Stellar luminosity is the total power output of a star—the total amount of electromagnetic energy radiated per unit time across all wavelengths—and is a fundamental intrinsic property independent of the observer's distance. Luminosity depends on both the star's surface temperature and its radius, as described by the Stefan–Boltzmann law: more luminous stars are either larger, hotter, or both. The Sun's luminosity (L☉ = 3.828×10²⁶ W) serves as the standard unit, and stellar luminosities range from ~10⁻⁴ L☉ for the faintest red dwarfs to over 10⁶ L☉ for the most massive O-type supergiants.

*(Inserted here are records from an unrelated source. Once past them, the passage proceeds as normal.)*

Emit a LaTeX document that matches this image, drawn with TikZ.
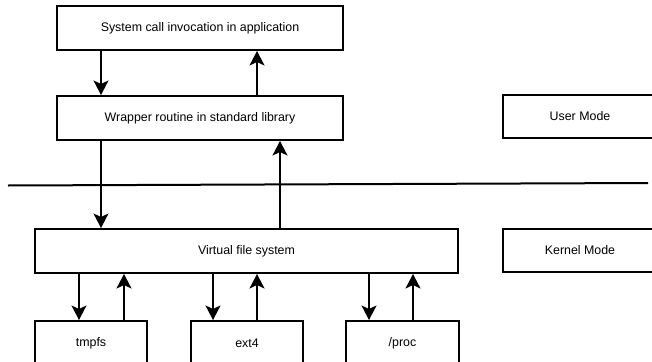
\documentclass[tikz,border=0pt]{standalone}
\usepackage{fontspec}
\setmainfont{Liberation Sans}
\usetikzlibrary{arrows.meta}
\begin{document}
\begin{tikzpicture}[x=1pt,y=-1pt,
  box/.style={draw=black,line width=2pt,fill=white,inner sep=0pt,font=\fontsize{12.4}{14}\selectfont},
  arr/.style={line width=1.7pt,-{Stealth[length=14.5pt,width=15pt,inset=3.5pt]}},
  sep/.style={line width=2pt}]
\useasboundingbox (0,0) rectangle (652,361);
\clip (0,0) rectangle (652,361);
% boxes
\node[box,minimum width=286pt,minimum height=44pt] (app) at (200,28) {System call invocation in application};
\node[box,minimum width=286pt,minimum height=44pt] (wrap) at (200,118) {Wrapper routine in standard library};
\node[box,minimum width=423pt,minimum height=44pt] (vfs) at (246.5,251) {Virtual file system};
\node[box,minimum width=154pt,minimum height=43pt] (user) at (580,116.5) {User Mode};
\node[box,minimum width=155pt,minimum height=43pt] (kernel) at (580,250.5) {Kernel Mode};
\node[box,minimum width=112pt,minimum height=44pt] (tmpfs) at (91,343) {tmpfs};
\node[box,minimum width=112pt,minimum height=44pt] (ext4) at (247,343) {ext4};
\node[box,minimum width=113pt,minimum height=44pt] (proc) at (402.5,343) {/proc};
% separator line
\coordinate (l1) at (8,185.5);
\coordinate (l2) at (648,183);
\draw[sep] (l1) -- (l2);
% arrow x positions
\coordinate (xa) at (101,0);
\coordinate (xb) at (257,0);
\coordinate (xc) at (280,0);
\coordinate (xd) at (79,0);
\coordinate (xe) at (124,0);
\coordinate (xf) at (213,0);
\coordinate (xg) at (257,0);
\coordinate (xh) at (369,0);
\coordinate (xi) at (413,0);
% arrows
\draw[arr] (app.south -| xa) -- (wrap.north -| xa);
\draw[arr] (wrap.north -| xb) -- (app.south -| xb);
\draw[arr] (wrap.south -| xa) -- (vfs.north -| xa);
\draw[arr] (vfs.north -| xc) -- (wrap.south -| xc);
\draw[arr] (vfs.south -| xd) -- (tmpfs.north -| xd);
\draw[arr] (tmpfs.north -| xe) -- (vfs.south -| xe);
\draw[arr] (vfs.south -| xf) -- (ext4.north -| xf);
\draw[arr] (ext4.north -| xg) -- (vfs.south -| xg);
\draw[arr] (vfs.south -| xh) -- (proc.north -| xh);
\draw[arr] (proc.north -| xi) -- (vfs.south -| xi);
\end{tikzpicture}
\end{document}
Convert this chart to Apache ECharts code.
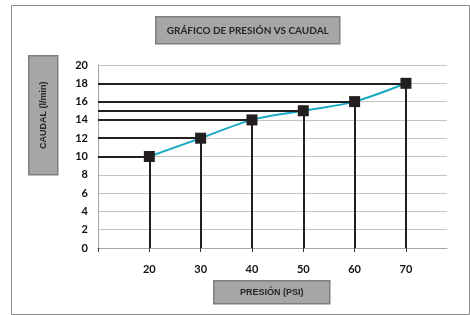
<!DOCTYPE html>
<html>
<head>
<meta charset="utf-8">
<script src="https://cdn.jsdelivr.net/npm/echarts@6/dist/echarts.min.js"></script>
<style>
  html, body { margin: 0; padding: 0; background: #fff; }
  #chart { width: 470px; height: 315px; }
</style>
</head>
<body>
<div id="chart"></div>
<script>
  // data
  var presion = [20, 30, 40, 50, 60, 70]
  var caudal = [10, 12, 14, 15, 16, 18]
  var yTicks = [0, 2, 4, 6, 8, 10, 12, 14, 16, 18, 20]
  var xLabels = [20, 30, 40, 50, 60, 70]

  var xMin = 10
  var points = presion.map(function (p, i) { return [p, caudal[i]] })

  // guide lines: from y axis to point, then from point down to x axis
  var guides = []
  points.forEach(function (pt) {
    guides.push([{ coord: [xMin, pt[1]] }, { coord: [pt[0], pt[1]] }])
    guides.push([{ coord: [pt[0], pt[1]] }, { coord: [pt[0], 0] }])
  })

  var chart = echarts.init(document.getElementById('chart'))
  var boxFill = '#a6a6a6'
  var boxLine = '#7f7f7f'

  chart.setOption({
    animation: false,
    backgroundColor: '#fff',
    grid: { left: 98, right: 23, top: 65, bottom: 67 },
    graphic: [
      {
        type: 'rect', left: 9, top: 3,
        shape: { width: 458, height: 309 },
        style: { fill: 'none', stroke: '#8c8c8c', lineWidth: 1 }
      },
      {
        type: 'group', left: 155, top: 16,
        children: [
          { type: 'rect', shape: { width: 184, height: 27 }, style: { fill: boxFill, stroke: boxLine, lineWidth: 1.5 } },
          { type: 'text', x: 92, y: 14, style: { text: 'GRÁFICO DE PRESIÓN VS CAUDAL', font: 'bold 10px Lato', fill: '#262626', align: 'center', verticalAlign: 'middle' } }
        ]
      },
      {
        type: 'group', left: 28, top: 55,
        children: [
          { type: 'rect', shape: { width: 29, height: 119 }, style: { fill: boxFill, stroke: boxLine, lineWidth: 1.5 } },
          { type: 'text', x: 14.5, y: 59.5, rotation: Math.PI / 2, style: { text: 'CAUDAL (l/min)', font: 'bold 9px "Liberation Sans"', fill: '#262626', align: 'center', verticalAlign: 'middle' } }
        ]
      },
      {
        type: 'group', left: 213, top: 280,
        children: [
          { type: 'rect', shape: { width: 116, height: 23 }, style: { fill: boxFill, stroke: boxLine, lineWidth: 1.5 } },
          { type: 'text', x: 58, y: 12, style: { text: 'PRESIÓN (PSI)', font: 'bold 9px "Liberation Sans"', fill: '#262626', align: 'center', verticalAlign: 'middle' } }
        ]
      }
    ],
    xAxis: {
      type: 'value',
      min: xMin,
      max: 78,
      interval: 10,
      axisLine: { show: true, lineStyle: { color: '#a6a6a6', width: 1 } },
      axisTick: { show: true, length: 4, lineStyle: { color: '#333', width: 1 } },
      splitLine: { show: false },
      axisLabel: {
        margin: 16,
        fontFamily: 'Lato', fontWeight: 'bold', fontSize: 11, color: '#111',
        showMaxLabel: false,
        formatter: function (v) { return xLabels.indexOf(v) >= 0 ? String(v) : '' }
      }
    },
    yAxis: {
      type: 'value',
      min: yTicks[0],
      max: yTicks[yTicks.length - 1],
      interval: 2,
      axisLine: { show: true, lineStyle: { color: '#a6a6a6', width: 1 } },
      axisTick: { show: false },
      splitLine: { show: true, lineStyle: { color: '#c4c4c4', width: 1 } },
      axisLabel: { margin: 10, fontFamily: 'Lato', fontWeight: 'bold', fontSize: 11, color: '#111' }
    },
    series: [
      {
        name: 'guias',
        type: 'line',
        data: [],
        z: 1,
        markLine: {
          silent: true,
          symbol: 'none',
          label: { show: false },
          lineStyle: { color: '#231f20', width: 2, type: 'solid' },
          data: guides
        }
      },
      {
        name: 'caudal',
        type: 'line',
        data: points,
        smooth: 0.3,
        z: 3,
        symbol: 'rect',
        symbolSize: 11,
        itemStyle: { color: '#231f20' },
        lineStyle: { color: '#17a9c3', width: 2 }
      }
    ]
  })
</script>
</body>
</html>
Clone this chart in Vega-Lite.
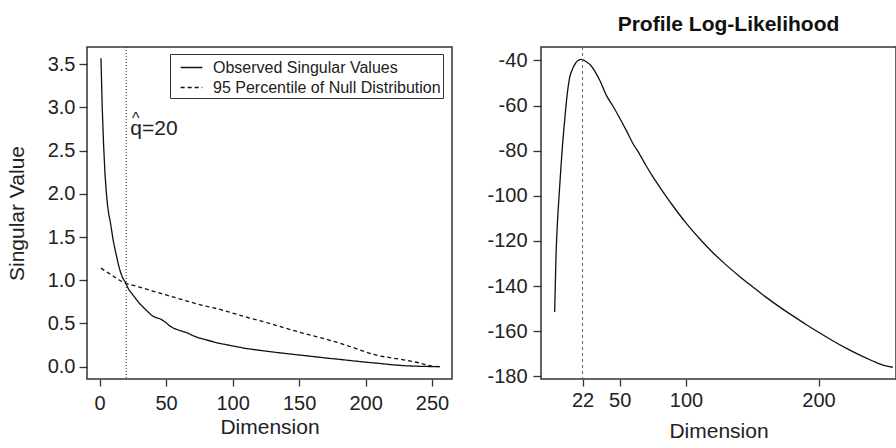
{
  "$schema": "https://vega.github.io/schema/vega-lite/v6.json",
  "background": "white",
  "padding": {"left": 5, "top": 12, "right": 0, "bottom": 0},
  "bounds": "flush",
  "spacing": 89,
  "config": {
    "font": "Liberation Sans",
    "view": {"stroke": "#333", "strokeWidth": 1.5},
    "axis": {
      "grid": false,
      "domain": false,
      "tickColor": "#333",
      "tickWidth": 1.3,
      "labelFontSize": 20,
      "labelColor": "#222",
      "labelFont": "Liberation Sans",
      "titleFontSize": 21,
      "titleFontWeight": "normal",
      "titleColor": "#222",
      "titleFont": "Liberation Sans"
    }
  },
  "datasets": {
    "sv": [
      {"dim": 1, "value": 3.57, "series": "Observed Singular Values"},
      {"dim": 2, "value": 2.98, "series": "Observed Singular Values"},
      {"dim": 3, "value": 2.56, "series": "Observed Singular Values"},
      {"dim": 4, "value": 2.24, "series": "Observed Singular Values"},
      {"dim": 5, "value": 2.02, "series": "Observed Singular Values"},
      {"dim": 6, "value": 1.86, "series": "Observed Singular Values"},
      {"dim": 7, "value": 1.75, "series": "Observed Singular Values"},
      {"dim": 8, "value": 1.68, "series": "Observed Singular Values"},
      {"dim": 9, "value": 1.58, "series": "Observed Singular Values"},
      {"dim": 10, "value": 1.48, "series": "Observed Singular Values"},
      {"dim": 11, "value": 1.40, "series": "Observed Singular Values"},
      {"dim": 12, "value": 1.33, "series": "Observed Singular Values"},
      {"dim": 13, "value": 1.26, "series": "Observed Singular Values"},
      {"dim": 14, "value": 1.19, "series": "Observed Singular Values"},
      {"dim": 15, "value": 1.13, "series": "Observed Singular Values"},
      {"dim": 16, "value": 1.08, "series": "Observed Singular Values"},
      {"dim": 17, "value": 1.04, "series": "Observed Singular Values"},
      {"dim": 18, "value": 1.01, "series": "Observed Singular Values"},
      {"dim": 19, "value": 0.985, "series": "Observed Singular Values"},
      {"dim": 20, "value": 0.955, "series": "Observed Singular Values"},
      {"dim": 21, "value": 0.92, "series": "Observed Singular Values"},
      {"dim": 22, "value": 0.89, "series": "Observed Singular Values"},
      {"dim": 23, "value": 0.87, "series": "Observed Singular Values"},
      {"dim": 24, "value": 0.85, "series": "Observed Singular Values"},
      {"dim": 26, "value": 0.81, "series": "Observed Singular Values"},
      {"dim": 28, "value": 0.77, "series": "Observed Singular Values"},
      {"dim": 30, "value": 0.73, "series": "Observed Singular Values"},
      {"dim": 32, "value": 0.70, "series": "Observed Singular Values"},
      {"dim": 34, "value": 0.67, "series": "Observed Singular Values"},
      {"dim": 36, "value": 0.64, "series": "Observed Singular Values"},
      {"dim": 38, "value": 0.61, "series": "Observed Singular Values"},
      {"dim": 40, "value": 0.585, "series": "Observed Singular Values"},
      {"dim": 42, "value": 0.57, "series": "Observed Singular Values"},
      {"dim": 44, "value": 0.56, "series": "Observed Singular Values"},
      {"dim": 46, "value": 0.55, "series": "Observed Singular Values"},
      {"dim": 48, "value": 0.53, "series": "Observed Singular Values"},
      {"dim": 50, "value": 0.51, "series": "Observed Singular Values"},
      {"dim": 52, "value": 0.48, "series": "Observed Singular Values"},
      {"dim": 55, "value": 0.45, "series": "Observed Singular Values"},
      {"dim": 58, "value": 0.43, "series": "Observed Singular Values"},
      {"dim": 62, "value": 0.41, "series": "Observed Singular Values"},
      {"dim": 66, "value": 0.39, "series": "Observed Singular Values"},
      {"dim": 70, "value": 0.36, "series": "Observed Singular Values"},
      {"dim": 75, "value": 0.33, "series": "Observed Singular Values"},
      {"dim": 80, "value": 0.31, "series": "Observed Singular Values"},
      {"dim": 85, "value": 0.29, "series": "Observed Singular Values"},
      {"dim": 90, "value": 0.27, "series": "Observed Singular Values"},
      {"dim": 95, "value": 0.255, "series": "Observed Singular Values"},
      {"dim": 100, "value": 0.24, "series": "Observed Singular Values"},
      {"dim": 110, "value": 0.21, "series": "Observed Singular Values"},
      {"dim": 120, "value": 0.19, "series": "Observed Singular Values"},
      {"dim": 130, "value": 0.17, "series": "Observed Singular Values"},
      {"dim": 140, "value": 0.152, "series": "Observed Singular Values"},
      {"dim": 150, "value": 0.135, "series": "Observed Singular Values"},
      {"dim": 160, "value": 0.118, "series": "Observed Singular Values"},
      {"dim": 170, "value": 0.10, "series": "Observed Singular Values"},
      {"dim": 180, "value": 0.085, "series": "Observed Singular Values"},
      {"dim": 190, "value": 0.068, "series": "Observed Singular Values"},
      {"dim": 200, "value": 0.052, "series": "Observed Singular Values"},
      {"dim": 210, "value": 0.038, "series": "Observed Singular Values"},
      {"dim": 220, "value": 0.022, "series": "Observed Singular Values"},
      {"dim": 230, "value": 0.01, "series": "Observed Singular Values"},
      {"dim": 240, "value": 0.004, "series": "Observed Singular Values"},
      {"dim": 250, "value": 0.001, "series": "Observed Singular Values"},
      {"dim": 256, "value": 0.0, "series": "Observed Singular Values"},
      {"dim": 1, "value": 1.14, "series": "95 Percentile of Null Distribution"},
      {"dim": 5, "value": 1.10, "series": "95 Percentile of Null Distribution"},
      {"dim": 10, "value": 1.05, "series": "95 Percentile of Null Distribution"},
      {"dim": 15, "value": 1.0, "series": "95 Percentile of Null Distribution"},
      {"dim": 20, "value": 0.963, "series": "95 Percentile of Null Distribution"},
      {"dim": 30, "value": 0.92, "series": "95 Percentile of Null Distribution"},
      {"dim": 40, "value": 0.875, "series": "95 Percentile of Null Distribution"},
      {"dim": 50, "value": 0.83, "series": "95 Percentile of Null Distribution"},
      {"dim": 60, "value": 0.785, "series": "95 Percentile of Null Distribution"},
      {"dim": 70, "value": 0.74, "series": "95 Percentile of Null Distribution"},
      {"dim": 80, "value": 0.70, "series": "95 Percentile of Null Distribution"},
      {"dim": 90, "value": 0.665, "series": "95 Percentile of Null Distribution"},
      {"dim": 100, "value": 0.62, "series": "95 Percentile of Null Distribution"},
      {"dim": 110, "value": 0.575, "series": "95 Percentile of Null Distribution"},
      {"dim": 120, "value": 0.535, "series": "95 Percentile of Null Distribution"},
      {"dim": 130, "value": 0.49, "series": "95 Percentile of Null Distribution"},
      {"dim": 140, "value": 0.445, "series": "95 Percentile of Null Distribution"},
      {"dim": 150, "value": 0.40, "series": "95 Percentile of Null Distribution"},
      {"dim": 160, "value": 0.36, "series": "95 Percentile of Null Distribution"},
      {"dim": 170, "value": 0.32, "series": "95 Percentile of Null Distribution"},
      {"dim": 180, "value": 0.275, "series": "95 Percentile of Null Distribution"},
      {"dim": 190, "value": 0.225, "series": "95 Percentile of Null Distribution"},
      {"dim": 200, "value": 0.17, "series": "95 Percentile of Null Distribution"},
      {"dim": 205, "value": 0.145, "series": "95 Percentile of Null Distribution"},
      {"dim": 210, "value": 0.125, "series": "95 Percentile of Null Distribution"},
      {"dim": 220, "value": 0.10, "series": "95 Percentile of Null Distribution"},
      {"dim": 230, "value": 0.075, "series": "95 Percentile of Null Distribution"},
      {"dim": 240, "value": 0.045, "series": "95 Percentile of Null Distribution"},
      {"dim": 250, "value": 0.005, "series": "95 Percentile of Null Distribution"},
      {"dim": 256, "value": 0.0, "series": "95 Percentile of Null Distribution"}
    ],
    "ll": [
      {"dim": 1, "value": -151.5},
      {"dim": 2, "value": -127},
      {"dim": 3, "value": -113},
      {"dim": 4, "value": -103},
      {"dim": 5, "value": -94},
      {"dim": 6, "value": -85},
      {"dim": 7, "value": -77},
      {"dim": 8, "value": -70},
      {"dim": 9, "value": -63.5},
      {"dim": 10, "value": -57.5},
      {"dim": 11, "value": -52.5},
      {"dim": 12, "value": -48.5},
      {"dim": 13, "value": -46},
      {"dim": 14, "value": -44.5},
      {"dim": 15, "value": -43},
      {"dim": 16, "value": -42},
      {"dim": 17, "value": -41},
      {"dim": 18, "value": -40.3},
      {"dim": 19, "value": -39.9},
      {"dim": 20, "value": -39.6},
      {"dim": 21, "value": -39.5},
      {"dim": 22, "value": -39.6},
      {"dim": 23, "value": -39.9},
      {"dim": 25, "value": -40.7},
      {"dim": 28, "value": -42},
      {"dim": 31, "value": -44.5},
      {"dim": 35, "value": -48.8},
      {"dim": 40, "value": -55.5},
      {"dim": 45, "value": -60.3},
      {"dim": 50, "value": -65.5},
      {"dim": 55, "value": -71},
      {"dim": 60, "value": -76.8},
      {"dim": 65, "value": -81.5},
      {"dim": 70, "value": -86.7},
      {"dim": 75, "value": -91.5},
      {"dim": 80, "value": -95.9},
      {"dim": 90, "value": -104.3},
      {"dim": 100, "value": -112},
      {"dim": 110, "value": -118.8},
      {"dim": 120, "value": -125},
      {"dim": 130, "value": -130.5},
      {"dim": 140, "value": -135.5},
      {"dim": 150, "value": -140.2},
      {"dim": 160, "value": -144.8},
      {"dim": 170, "value": -149},
      {"dim": 180, "value": -153},
      {"dim": 190, "value": -156.8},
      {"dim": 200, "value": -160.5},
      {"dim": 210, "value": -164},
      {"dim": 220, "value": -167.3},
      {"dim": 230, "value": -170.3},
      {"dim": 240, "value": -173},
      {"dim": 250, "value": -175.3},
      {"dim": 256, "value": -176}
    ]
  },
  "hconcat": [
    {
      "width": 365,
      "height": 332,
      "layer": [
        {
          "data": {"name": "sv"},
          "mark": {"type": "line", "color": "#111", "strokeWidth": 1.3},
          "encoding": {
            "x": {
              "field": "dim", "type": "quantitative",
              "scale": {"domain": [-9.5, 265], "nice": false, "zero": false},
              "axis": {"values": [0, 50, 100, 150, 200, 250], "title": "Dimension", "tickSize": 7, "labelPadding": 7, "titlePadding": 3}
            },
            "y": {
              "field": "value", "type": "quantitative",
              "scale": {"domain": [-0.143, 3.70], "nice": false, "zero": false},
              "axis": {"values": [0, 0.5, 1, 1.5, 2, 2.5, 3, 3.5], "format": ".1f", "title": "Singular Value", "tickSize": 8, "labelPadding": 4, "titlePadding": 20}
            },
            "strokeDash": {
              "field": "series", "type": "nominal",
              "scale": {"domain": ["Observed Singular Values", "95 Percentile of Null Distribution"], "range": [[1, 0], [4, 3]]},
              "legend": {
                "title": null, "orient": "none", "legendX": 83, "legendY": 7,
                "symbolType": "stroke", "symbolSize": 470, "symbolStrokeWidth": 1.3, "symbolStrokeColor": "#111", "symbolOffset": 8,
                "labelFontSize": 16, "labelColor": "#222", "labelFont": "Liberation Sans", "labelOffset": 10, "labelLimit": 400,
                "strokeColor": "#333", "fillColor": "white", "padding": 2, "rowPadding": 0
              }
            }
          }
        },
        {
          "data": {"values": [{"qhat": 20}]},
          "mark": {"type": "rule", "strokeDash": [1, 2], "color": "#222", "strokeWidth": 1},
          "encoding": {"x": {"field": "qhat", "type": "quantitative"}}
        },
        {
          "data": {"values": [{"dim": 23.1, "value": 2.683, "label": "q=20"}]},
          "mark": {"type": "text", "align": "left", "baseline": "alphabetic", "fontSize": 21, "color": "#222"},
          "encoding": {
            "x": {"field": "dim", "type": "quantitative"},
            "y": {"field": "value", "type": "quantitative"},
            "text": {"field": "label"}
          }
        },
        {
          "data": {"values": [{"dim": 27.2, "value": 2.81, "label": "^"}]},
          "mark": {"type": "text", "align": "center", "baseline": "alphabetic", "fontSize": 16, "color": "#222"},
          "encoding": {
            "x": {"field": "dim", "type": "quantitative"},
            "y": {"field": "value", "type": "quantitative"},
            "text": {"field": "label"}
          }
        }
      ]
    },
    {
      "width": 355,
      "height": 332,
      "title": {"text": "Profile Log-Likelihood", "fontSize": 21, "fontWeight": "bold", "color": "#111", "anchor": "middle", "baseline": "alphabetic", "offset": -5, "dx": 10},
      "layer": [
        {
          "data": {"name": "ll"},
          "mark": {"type": "line", "color": "#111", "strokeWidth": 1.3, "interpolate": "monotone"},
          "encoding": {
            "x": {
              "field": "dim", "type": "quantitative",
              "scale": {"domain": [-9.3, 258.4], "nice": false, "zero": false},
              "axis": {"values": [22, 50, 100, 200], "title": "Dimension", "tickSize": 7, "labelPadding": 4, "titlePadding": 10}
            },
            "y": {
              "field": "value", "type": "quantitative",
              "scale": {"domain": [-181.2, -34.05], "nice": false, "zero": false},
              "axis": {"values": [-180, -160, -140, -120, -100, -80, -60, -40], "labelExpr": "toString(datum.value)", "title": null, "tickSize": 8, "labelPadding": 6}
            }
          }
        },
        {
          "data": {"values": [{"peak": 22}]},
          "mark": {"type": "rule", "strokeDash": [3, 3], "color": "#666", "strokeWidth": 1},
          "encoding": {"x": {"field": "peak", "type": "quantitative"}}
        }
      ]
    }
  ]
}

A red giant is a luminous, greatly expanded star in a late stage of stellar evolution that has exhausted the hydrogen fuel in its core; the core contracts and heats up while the outer layers expand dramatically, cooling and reddening to surface temperatures of 3,500–5,000 K. For Sun-like stars (0.5–8 M☉), the red giant phase follows departure from the main sequence when hydrogen shell burning drives the envelope to expand up to 200 times the star's original radius. Red giants eventually shed their outer layers to form planetary nebulae, leaving behind a white dwarf, while more massive stars may become red supergiants and ultimately explode as supernovae.
The term "main sequence" was coined by Ejnar Hertzsprung and Henry Norris Russell independently around 1910–1913 when they plotted stellar luminosity against spectral type and observed that most stars fell along a continuous diagonal band, which they called the main sequence to distinguish it from giant and dwarf branches.